[start of Material provided]
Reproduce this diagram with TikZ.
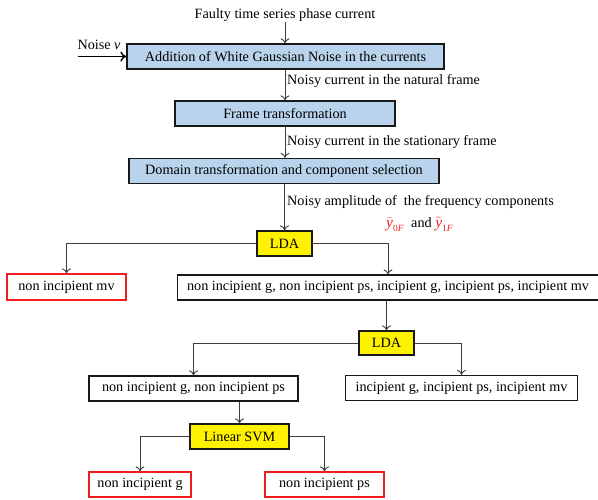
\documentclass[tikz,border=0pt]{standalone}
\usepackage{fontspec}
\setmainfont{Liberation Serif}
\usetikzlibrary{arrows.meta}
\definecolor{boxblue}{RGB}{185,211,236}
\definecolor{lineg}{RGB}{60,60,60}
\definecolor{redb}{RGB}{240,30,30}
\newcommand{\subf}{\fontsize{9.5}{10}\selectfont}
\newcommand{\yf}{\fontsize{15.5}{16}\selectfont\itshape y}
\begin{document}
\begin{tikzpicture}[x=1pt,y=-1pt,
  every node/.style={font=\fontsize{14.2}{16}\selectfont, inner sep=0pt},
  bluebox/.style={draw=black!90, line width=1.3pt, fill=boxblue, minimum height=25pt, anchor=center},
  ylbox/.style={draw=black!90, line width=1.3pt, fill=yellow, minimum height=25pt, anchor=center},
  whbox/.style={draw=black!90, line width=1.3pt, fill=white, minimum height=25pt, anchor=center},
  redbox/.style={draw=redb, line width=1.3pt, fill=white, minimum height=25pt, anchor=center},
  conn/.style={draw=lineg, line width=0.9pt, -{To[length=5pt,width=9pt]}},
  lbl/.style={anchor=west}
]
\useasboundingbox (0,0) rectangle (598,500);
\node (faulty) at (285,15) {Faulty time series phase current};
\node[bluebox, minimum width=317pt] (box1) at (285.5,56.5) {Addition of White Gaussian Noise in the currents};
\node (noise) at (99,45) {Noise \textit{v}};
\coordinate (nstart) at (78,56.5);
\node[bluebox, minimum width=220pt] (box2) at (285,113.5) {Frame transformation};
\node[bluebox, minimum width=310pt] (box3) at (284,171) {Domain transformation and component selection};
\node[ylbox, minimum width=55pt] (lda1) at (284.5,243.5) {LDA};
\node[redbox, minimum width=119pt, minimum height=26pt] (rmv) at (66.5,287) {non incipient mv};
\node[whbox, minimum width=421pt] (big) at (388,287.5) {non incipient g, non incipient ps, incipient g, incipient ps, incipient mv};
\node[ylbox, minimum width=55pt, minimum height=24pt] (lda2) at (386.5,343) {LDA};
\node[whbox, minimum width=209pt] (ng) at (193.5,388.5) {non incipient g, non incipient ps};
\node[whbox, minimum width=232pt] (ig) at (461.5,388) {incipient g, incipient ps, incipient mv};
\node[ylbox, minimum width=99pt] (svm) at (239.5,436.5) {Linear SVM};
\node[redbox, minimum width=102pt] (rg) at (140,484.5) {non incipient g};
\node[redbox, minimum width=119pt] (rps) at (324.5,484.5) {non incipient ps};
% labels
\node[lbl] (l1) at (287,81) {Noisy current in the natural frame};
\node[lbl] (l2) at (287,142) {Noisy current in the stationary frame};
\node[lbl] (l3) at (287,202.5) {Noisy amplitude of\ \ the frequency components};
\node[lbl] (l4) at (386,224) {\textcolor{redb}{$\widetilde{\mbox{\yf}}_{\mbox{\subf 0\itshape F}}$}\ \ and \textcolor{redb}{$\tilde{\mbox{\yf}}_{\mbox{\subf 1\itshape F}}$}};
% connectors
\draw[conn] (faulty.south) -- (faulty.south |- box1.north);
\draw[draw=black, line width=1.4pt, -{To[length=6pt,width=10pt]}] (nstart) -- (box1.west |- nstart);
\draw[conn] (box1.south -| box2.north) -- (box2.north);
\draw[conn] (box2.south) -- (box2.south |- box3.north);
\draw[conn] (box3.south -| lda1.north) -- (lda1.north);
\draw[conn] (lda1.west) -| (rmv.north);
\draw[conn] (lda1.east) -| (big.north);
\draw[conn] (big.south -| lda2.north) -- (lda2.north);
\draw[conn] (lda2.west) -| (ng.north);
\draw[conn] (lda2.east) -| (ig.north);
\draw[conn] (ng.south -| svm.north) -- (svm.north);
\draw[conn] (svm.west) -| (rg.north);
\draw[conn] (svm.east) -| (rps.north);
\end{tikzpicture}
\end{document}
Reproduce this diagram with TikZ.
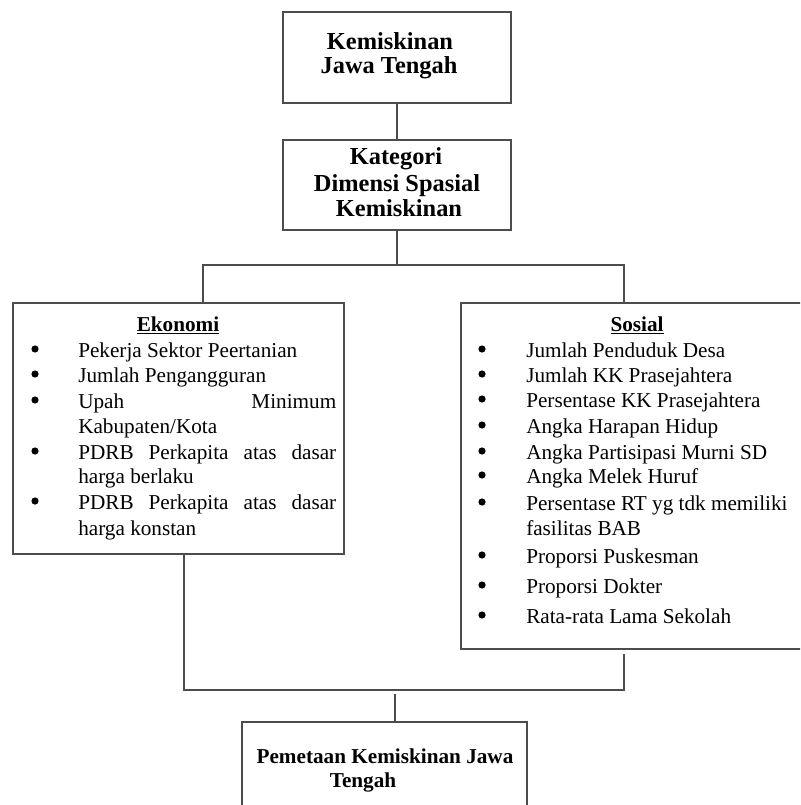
[end of Material provided]
Job
Copy each line above precisely, dropping the pictures.

Exercise output
Reproduce this diagram with TikZ.
\documentclass[tikz,border=0pt]{standalone}
\usepackage{fontspec}
\setmainfont{Liberation Serif}
\usetikzlibrary{arrows.meta}
\definecolor{boxblue}{RGB}{185,211,236}
\definecolor{lineg}{RGB}{60,60,60}
\definecolor{redb}{RGB}{240,30,30}
\newcommand{\subf}{\fontsize{9.5}{10}\selectfont}
\newcommand{\yf}{\fontsize{15.5}{16}\selectfont\itshape y}
\begin{document}
\begin{tikzpicture}[x=1pt,y=-1pt,
  every node/.style={font=\fontsize{14.2}{16}\selectfont, inner sep=0pt},
  bluebox/.style={draw=black!90, line width=1.3pt, fill=boxblue, minimum height=25pt, anchor=center},
  ylbox/.style={draw=black!90, line width=1.3pt, fill=yellow, minimum height=25pt, anchor=center},
  whbox/.style={draw=black!90, line width=1.3pt, fill=white, minimum height=25pt, anchor=center},
  redbox/.style={draw=redb, line width=1.3pt, fill=white, minimum height=25pt, anchor=center},
  conn/.style={draw=lineg, line width=0.9pt, -{To[length=5pt,width=9pt]}},
  lbl/.style={anchor=west}
]
\useasboundingbox (0,0) rectangle (598,500);
\node (faulty) at (285,15) {Faulty time series phase current};
\node[bluebox, minimum width=317pt] (box1) at (285.5,56.5) {Addition of White Gaussian Noise in the currents};
\node (noise) at (99,45) {Noise \textit{v}};
\coordinate (nstart) at (78,56.5);
\node[bluebox, minimum width=220pt] (box2) at (285,113.5) {Frame transformation};
\node[bluebox, minimum width=310pt] (box3) at (284,171) {Domain transformation and component selection};
\node[ylbox, minimum width=55pt] (lda1) at (284.5,243.5) {LDA};
\node[redbox, minimum width=119pt, minimum height=26pt] (rmv) at (66.5,287) {non incipient mv};
\node[whbox, minimum width=421pt] (big) at (388,287.5) {non incipient g, non incipient ps, incipient g, incipient ps, incipient mv};
\node[ylbox, minimum width=55pt, minimum height=24pt] (lda2) at (386.5,343) {LDA};
\node[whbox, minimum width=209pt] (ng) at (193.5,388.5) {non incipient g, non incipient ps};
\node[whbox, minimum width=232pt] (ig) at (461.5,388) {incipient g, incipient ps, incipient mv};
\node[ylbox, minimum width=99pt] (svm) at (239.5,436.5) {Linear SVM};
\node[redbox, minimum width=102pt] (rg) at (140,484.5) {non incipient g};
\node[redbox, minimum width=119pt] (rps) at (324.5,484.5) {non incipient ps};
% labels
\node[lbl] (l1) at (287,81) {Noisy current in the natural frame};
\node[lbl] (l2) at (287,142) {Noisy current in the stationary frame};
\node[lbl] (l3) at (287,202.5) {Noisy amplitude of\ \ the frequency components};
\node[lbl] (l4) at (386,224) {\textcolor{redb}{$\widetilde{\mbox{\yf}}_{\mbox{\subf 0\itshape F}}$}\ \ and \textcolor{redb}{$\tilde{\mbox{\yf}}_{\mbox{\subf 1\itshape F}}$}};
% connectors
\draw[conn] (faulty.south) -- (faulty.south |- box1.north);
\draw[draw=black, line width=1.4pt, -{To[length=6pt,width=10pt]}] (nstart) -- (box1.west |- nstart);
\draw[conn] (box1.south -| box2.north) -- (box2.north);
\draw[conn] (box2.south) -- (box2.south |- box3.north);
\draw[conn] (box3.south -| lda1.north) -- (lda1.north);
\draw[conn] (lda1.west) -| (rmv.north);
\draw[conn] (lda1.east) -| (big.north);
\draw[conn] (big.south -| lda2.north) -- (lda2.north);
\draw[conn] (lda2.west) -| (ng.north);
\draw[conn] (lda2.east) -| (ig.north);
\draw[conn] (ng.south -| svm.north) -- (svm.north);
\draw[conn] (svm.west) -| (rg.north);
\draw[conn] (svm.east) -| (rps.north);
\end{tikzpicture}
\end{document}
Reproduce this diagram with TikZ.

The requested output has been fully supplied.